Beneath this line are entries. Copy the range from the line with "Reproduce this chart with matplotlib." to the line with "['379', '396', '388', '335', '376', '375', '362', '361']", ends included, exactly; leave pictures out.

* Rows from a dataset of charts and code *
========================================================================

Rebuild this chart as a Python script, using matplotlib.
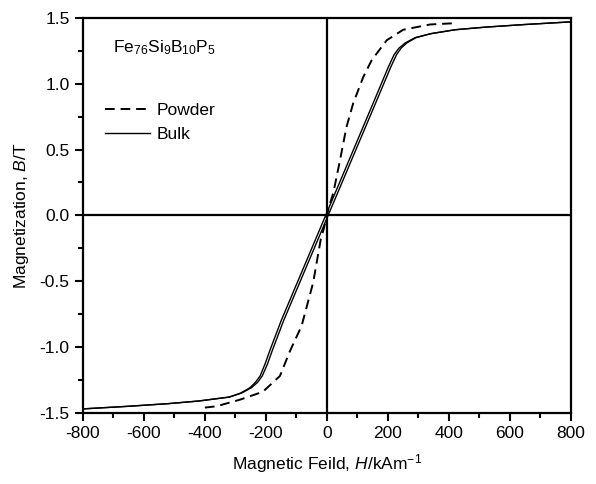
"""Hysteresis loops of Fe76Si9B10P5 powder and bulk samples."""

import matplotlib
matplotlib.use("Agg")
import matplotlib.pyplot as plt
from matplotlib.ticker import MultipleLocator

plt.rcParams["font.family"] = ["Liberation Sans", "DejaVu Sans"]
plt.rcParams["mathtext.fontset"] = "custom"
plt.rcParams["mathtext.rm"] = "Liberation Sans"
plt.rcParams["mathtext.it"] = "Liberation Sans:italic"
plt.rcParams["axes.unicode_minus"] = False

# Bulk loop: two branches sharing the same B levels
bulk_B = [-1.47, -1.45, -1.43, -1.41, -1.38, -1.35, -1.31, -1.27, -1.22,
          -1.13, -1.02, -0.80, -0.40, 0.0, 0.40, 0.80, 1.02, 1.13, 1.22,
          1.27, 1.31, 1.35, 1.38, 1.41, 1.43, 1.45, 1.47]
bulk_H_up = [-800, -650, -520, -420, -320, -280, -248, -228, -212, -195,
             -178, -142, -69, 4, 77, 150, 190, 210, 228, 243, 262, 292,
             340, 420, 520, 650, 800]
bulk_H_down = [-800, -650, -520, -420, -320, -283, -253, -235, -219, -203,
               -186, -150, -77, -4, 69, 142, 182, 202, 220, 236, 257, 289,
               340, 420, 520, 650, 800]

# Powder curve
powder_H = [-400, -362, -285, -210, -154, -121, -83, -45, -20, -10, 0,
            10, 21, 43, 64, 86, 119, 147, 196, 250, 338, 420]
powder_B = [-1.46, -1.45, -1.40, -1.34, -1.22, -1.03, -0.84, -0.51, -0.18,
            -0.10, 0.0, 0.09, 0.17, 0.42, 0.67, 0.85, 1.05, 1.18, 1.33, 1.41,
            1.45, 1.46]


def main() -> None:
    fig = plt.figure(figsize=(5.96, 4.84), dpi=100, facecolor="white")
    ax = fig.add_axes([0.139, 0.147, 0.819, 0.816])

    ax.axhline(0, color="black", lw=1.6, zorder=1)
    ax.axvline(0, color="black", lw=1.6, zorder=1)

    ax.plot(powder_H, powder_B, color="black", lw=1.4, ls=(0, (5, 3)),
            label="Powder", zorder=3)
    ax.plot(bulk_H_up, bulk_B, color="black", lw=1.0, label="Bulk", zorder=3)
    ax.plot(bulk_H_down, bulk_B, color="black", lw=1.0, zorder=3)

    ax.set_xlim(-800, 800)
    ax.set_ylim(-1.5, 1.5)
    ax.xaxis.set_major_locator(MultipleLocator(200))
    ax.xaxis.set_minor_locator(MultipleLocator(100))
    ax.yaxis.set_major_locator(MultipleLocator(0.5))
    ax.yaxis.set_minor_locator(MultipleLocator(0.25))
    ax.yaxis.set_major_formatter(matplotlib.ticker.FormatStrFormatter("%.1f"))
    ax.tick_params(which="both", direction="out", width=1.5, labelsize=12.5,
                   top=False, right=False)
    ax.tick_params(which="major", length=6)
    ax.tick_params(which="minor", length=3.5)
    for sp in ax.spines.values():
        sp.set_linewidth(1.6)

    ax.set_xlabel("Magnetic Feild, $H$/kAm$^{-1}$", fontsize=12.5, labelpad=8)
    ax.set_ylabel("Magnetization, $B$/T", fontsize=12.5, labelpad=6)

    ax.text(0.061, 0.924, "Fe$_{76}$Si$_{9}$B$_{10}$P$_{5}$",
            transform=ax.transAxes, fontsize=12.5, va="center", ha="left")

    ax.legend(loc="upper left", bbox_to_anchor=(0.045, 0.785), frameon=False,
              fontsize=12.5, handlelength=2.6, handletextpad=0.4,
              labelspacing=0.5, borderaxespad=0, borderpad=0)

    fig.savefig("out.png", dpi=100, facecolor="white")
    plt.close(fig)


if __name__ == "__main__":
    main()
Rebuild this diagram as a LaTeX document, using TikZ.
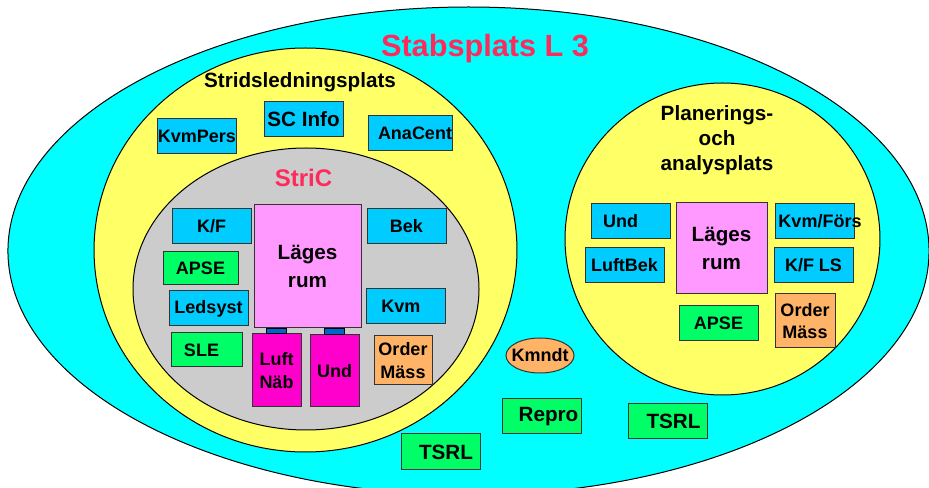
\documentclass[tikz,border=0pt]{standalone}
\usepackage{fontspec}
\setmainfont{Liberation Sans}
\usepackage{tikz}
\usetikzlibrary{shapes.geometric}
\definecolor{stabcyan}{HTML}{00FFFF}
\definecolor{platsyellow}{HTML}{FFFF66}
\definecolor{stricgray}{HTML}{CCCCCC}
\definecolor{boxblue}{HTML}{00CCFF}
\definecolor{boxgreen}{HTML}{00FF66}
\definecolor{boxorange}{HTML}{FFB366}
\definecolor{boxpink}{HTML}{FF99FF}
\definecolor{boxmagenta}{HTML}{FF00CC}
\definecolor{tabblue}{HTML}{0066CC}
\definecolor{titlered}{HTML}{FF2A5C}

\begin{document}
\begin{tikzpicture}[x=0.75pt,y=-0.75pt,
	ring/.style={draw=black,line width=0.75pt},
	box/.style={draw=black!80,line width=0.75pt,inner sep=0pt,font=\fontsize{13.5}{17}\selectfont\bfseries,minimum width=59.25pt,minimum height=26.25pt},
	bluebox/.style={box,fill=boxblue},
	greenbox/.style={box,fill=boxgreen},
	orangebox/.style={box,fill=boxorange,align=center},
	pinkbox/.style={box,fill=boxpink,align=center,font=\fontsize{15.5}{20.5}\selectfont\bfseries},
	magbox/.style={box,fill=boxmagenta,align=center},
	big/.style={font=\fontsize{15.5}{19}\selectfont\bfseries}]
\useasboundingbox (0,0) rectangle (929,488);
\draw[ring,fill=stabcyan] (468.5,251) ellipse [x radius=345.4pt,y radius=183pt];
\draw[ring,fill=platsyellow] (305.5,250) ellipse [x radius=158.6pt,y radius=151.5pt];
\draw[ring,fill=stricgray] (306,289) ellipse [x radius=129.75pt,y radius=105.75pt];
\draw[ring,fill=platsyellow] (722.5,239) ellipse [x radius=118.1pt,y radius=117pt];

\node (stab) [anchor=base,text=titlered,font=\fontsize{23}{27}\selectfont\bfseries] at (485,56.5) {Stabsplats L 3};
\node (strid) [anchor=base,big] at (300,88) {Stridsledningsplats};
\node (stric) [anchor=base,text=titlered,font=\fontsize{18}{21}\selectfont\bfseries] at (303.5,187) {StriC};
\node (plan) [big,align=center] at (717,140) {Planerings-\\och\\analysplats};

\node (scinfo) [bluebox,big] at (303.5,119.5) {SC Info};
\node (kvmpers) [bluebox] at (197,136.5) {KvmPers};
\node (anacent) [bluebox] at (410,133.5) {\hspace*{7.5pt}AnaCent};

\node (kf) [bluebox] at (211.5,226.5) {K/F};
\node (lagesL) [pinkbox,minimum width=80.25pt,minimum height=92.25pt] at (307.5,266.5) {Läges\\rum};
\node (bek) [bluebox] at (406.5,226.5) {Bek};
\node (apseL) [greenbox,minimum width=56.25pt,minimum height=24.75pt] at (200.5,268.5) {APSE};
\node (ledsyst) [bluebox] at (208.5,308.5) {Ledsyst};
\node (kvm) [bluebox] at (406,306.5) {\hspace*{-7.5pt}Kvm};
\node (sle) [greenbox,minimum width=53.25pt,minimum height=25.5pt] at (206.5,350) {\hspace*{-7.5pt}SLE};
\node (luftnab) [magbox,minimum width=36.75pt,minimum height=54.75pt] at (276.5,370.5) {Luft\\Näb};
\node (undL) [magbox,minimum width=36.75pt,minimum height=54pt] at (334.5,371) {Und};
\node (orderL) [orangebox,minimum width=43.5pt,minimum height=36.75pt] at (403,360.5) {Order\\Mäss};
\foreach \n in {luftnab,undL}
	\draw[draw=black,line width=0.5pt,fill=tabblue] ([xshift=-7.5pt]\n.north) rectangle ([xshift=7.5pt]\n.north |- lagesL.south);

\node (undR) [bluebox] at (630.5,221.5) {\hspace*{-15pt}Und};
\node (luftbek) [bluebox] at (624.5,265.5) {LuftBek};
\node (lagesR) [pinkbox,minimum width=68.25pt,minimum height=68.25pt] at (721.5,248.5) {Läges\\rum};
\node (kvmfors) [bluebox] at (814.5,221.5) {\makebox[0pt]{\hspace*{8.25pt}Kvm/Förs}};
\node (kfls) [bluebox] at (813.5,265) {K/F LS};
\node (apseR) [greenbox] at (718.5,323.5) {APSE};
\node (orderR) [orangebox,minimum width=45pt,minimum height=40.5pt] at (805,321) {Order\\Mäss};

\node (kmndt) [box,ellipse,fill=boxorange,minimum width=51pt,minimum height=26.25pt] at (540,355.5) {\makebox[0pt]{Kmndt}};
\node (repro) [greenbox,big] at (541.5,416.5) {\hspace*{10.5pt}Repro};
\node (tsrlR) [greenbox,big] at (667.5,421.5) {\hspace*{9pt}TSRL};
\node (tsrlL) [greenbox,big,minimum height=27pt] at (440.5,452) {\hspace*{8.25pt}TSRL};
\end{tikzpicture}
\end{document}
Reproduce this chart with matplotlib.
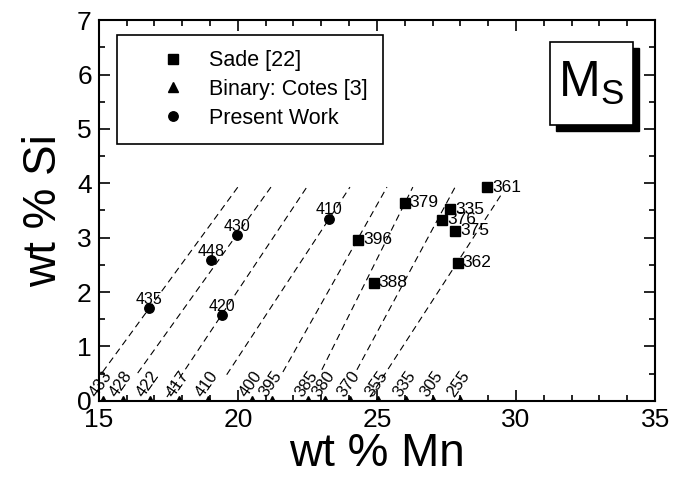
import numpy as np
import matplotlib
matplotlib.use("Agg")
import matplotlib.pyplot as plt
from matplotlib.patches import Rectangle

plt.rcParams['font.family'] = ['Liberation Sans', 'DejaVu Sans']
plt.rcParams['mathtext.default'] = 'regular'

# Sade [22]
sade_mn = [26.0, 24.32, 24.89, 27.63, 27.34, 27.81, 27.91, 28.96]
sade_si = [3.64, 2.96, 2.17, 3.52, 3.33, 3.13, 2.54, 3.93]
sade_ms = ['379', '396', '388', '335', '376', '375', '362', '361']

# Binary: Cotes [3]  (all at 0 wt% Si)
binary_mn = [15.14, 15.86, 16.83, 17.88, 18.92, 20.5, 21.22,
             22.52, 23.13, 24.03, 25.04, 26.04, 27.01, 27.99]
binary_si = [0.0] * 14
binary_ms = ['433', '428', '422', '417', '410', '400', '395',
             '385', '380', '370', '355', '335', '305', '255']

# Present work
present_mn = [16.8, 19.03, 19.96, 19.42, 23.27]
present_si = [1.71, 2.59, 3.05, 1.58, 3.35]
present_ms = ['435', '448', '430', '420', '410']

# iso-Ms dashed lines (end points)
iso_mn_top = [20.0, 21.19, 22.48, 24.03, 25.36, 26.29, 27.81, 29.53]
iso_si_top = [3.93, 3.93, 3.93, 3.93, 3.93, 3.93, 3.93, 3.84]
iso_mn_bot = [15.14, 16.40, 17.45, 19.6, 21.62, 23.02, 24.28, 24.75]
iso_si_bot = [0.53, 0.51, 0.07, 0.48, 0.53, 0.57, 0.57, 0.07]

fig = plt.figure(figsize=(6.81, 4.8), dpi=100)
ax = fig.add_axes([0.145, 0.165, 0.817, 0.793])

for x0, y0, x1, y1 in zip(iso_mn_bot, iso_si_bot, iso_mn_top, iso_si_top):
    ax.plot([x0, x1], [y0, y1], color='black', lw=0.8, ls=(0, (6, 4)))

ax.plot(sade_mn, sade_si, 's', color='black', ms=7, label='Sade [22]')
ax.plot(binary_mn, binary_si, '^', color='black', ms=7, label='Binary: Cotes [3]')
ax.plot(present_mn, present_si, 'o', color='black', ms=6.8, label='Present Work')

for x, y, t in zip(sade_mn, sade_si, sade_ms):
    ax.annotate(t, (x, y), xytext=(3.5, 0), textcoords='offset points',
                ha='left', va='center', fontsize=12.5)
for x, y, t in zip(present_mn, present_si, present_ms):
    ax.annotate(t, (x, y), xytext=(0, 3), textcoords='offset points',
                ha='center', va='baseline', fontsize=11.5)
for x, y, t in zip(binary_mn, binary_si, binary_ms):
    ax.text(x - 0.2, y + 0.05, t, rotation=55, rotation_mode='anchor',
            ha='left', va='baseline', fontsize=12, clip_on=False)

ax.set_xlim(15, 35)
ax.set_ylim(0, 7)
ax.set_xticks(np.arange(15, 36, 5))
ax.set_xticks(np.arange(15, 36, 1), minor=True)
ax.set_yticks(np.arange(0, 8, 1))
ax.set_yticks(np.arange(0, 7.1, 0.5), minor=True)
ax.tick_params(which='both', direction='in', top=True, right=True,
               labelsize=19, pad=5, width=1.2)
ax.tick_params(which='major', length=8)
ax.tick_params(which='minor', length=4)
for s in ax.spines.values():
    s.set_linewidth(1.5)

ax.set_xlabel('wt % Mn', fontsize=33, labelpad=0)
ax.set_ylabel('wt % Si', fontsize=33, labelpad=8)

leg = ax.legend(loc='upper left', bbox_to_anchor=(0.032, 0.96), fontsize=15.5,
                frameon=True, fancybox=False, edgecolor='black', framealpha=1,
                borderpad=0.7, handlelength=3.8, handletextpad=-0.2,
                labelspacing=0.35, borderaxespad=0, numpoints=1)
leg.get_frame().set_linewidth(1.2)

# M_S label box with shadow
ax.add_patch(Rectangle((0.822, 0.708), 0.149, 0.218, transform=ax.transAxes,
                       facecolor='black', edgecolor='black', clip_on=False))
ax.add_patch(Rectangle((0.811, 0.724), 0.149, 0.218, transform=ax.transAxes,
                       facecolor='white', edgecolor='black', lw=1.2, clip_on=False))
ax.text(0.8855, 0.833, r'M$_{S}$', transform=ax.transAxes, ha='center',
        va='center', fontsize=36)

fig.savefig('out.png', dpi=100)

========================================================================

* Task solution *
Reproduce this chart with matplotlib.
import numpy as np
import matplotlib
matplotlib.use("Agg")
import matplotlib.pyplot as plt
from matplotlib.patches import Rectangle

plt.rcParams['font.family'] = ['Liberation Sans', 'DejaVu Sans']
plt.rcParams['mathtext.default'] = 'regular'

# Sade [22]
sade_mn = [26.0, 24.32, 24.89, 27.63, 27.34, 27.81, 27.91, 28.96]
sade_si = [3.64, 2.96, 2.17, 3.52, 3.33, 3.13, 2.54, 3.93]
sade_ms = ['379', '396', '388', '335', '376', '375', '362', '361']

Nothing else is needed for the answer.